Ferndale is a southeastern suburb of Perth, Western Australia. Its local government area is the City of Canning. It is approximately 15 km from Perth's central business district.

==History==
The name Ferndale originated from developers who decided not to proceed with the City of Canning's choice of Shearnstead. In 1965, the name change was approved.
The eastern section of Ferndale Crescent was once Menzies Road. Low scrub forest covered most of the suburb until developed in the late 1960s and 1970s.

==Geography==
Ferndale is bounded by Metcalfe Road to the south-east, the Canning River to the north and north-west, and Bannister Creek to the south-west. Its main street is Ferndale Crescent, which runs like an inverted U-shape from Metcalfe Road – the eastern leg of the street serves as a "centre line" to divide south-west and north-east Ferndale.

==Facilities==
Prominent features of the suburb also include Ferndale Reserve, a large sports ground; and the small Ferndale Shopping Centre. The Canning River Regional Park, located in Ferndale's north, is a popular route for cycling and walking as it is the parkland of the Canning River.
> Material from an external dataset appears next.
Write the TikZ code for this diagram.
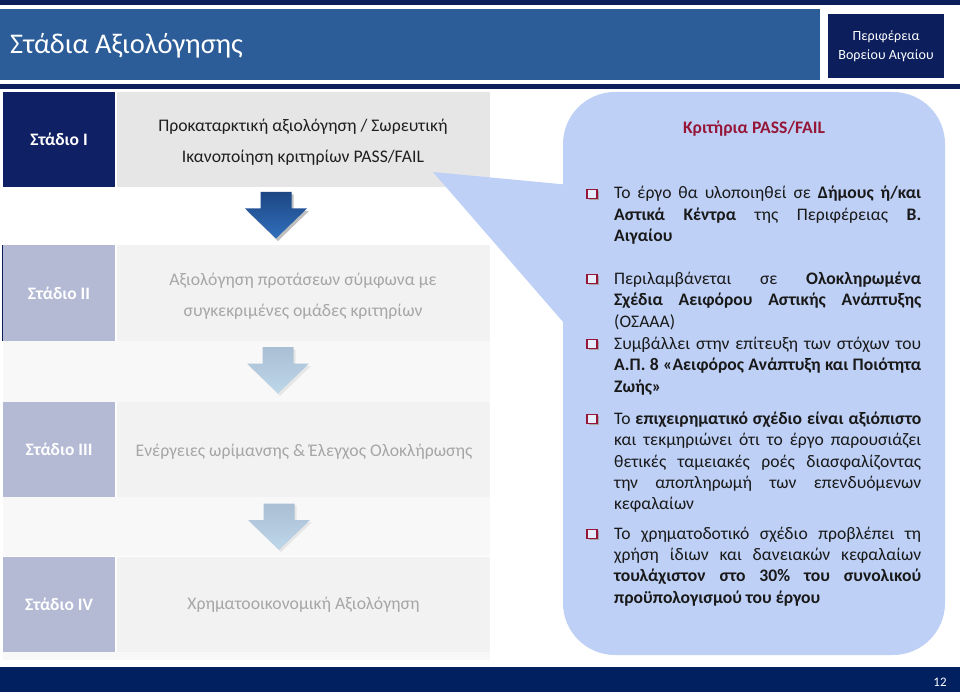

There were two primary schools in the suburb for several decades: Ferndale Primary, located in west Ferndale; and Kinlock Primary in the east. However, Kinlock closed following the 2007 school year, along with Lynwood Primary in a neighbouring suburb. In 2008, students from those two schools moved to Ferndale Primary School. At the end of the 2009 school year, Ferndale Primary closed and was replaced by Bannister Creek Primary, which had been built on the former Lynwood Primary school site. Bannister derives its name from the creek that starts in Lynwood and passes through Ferndale, where it discharges into the Canning River. Each of the primary schools mentioned were and are feeder schools to Lynwood Senior High School, the main secondary school of the surrounding suburbs.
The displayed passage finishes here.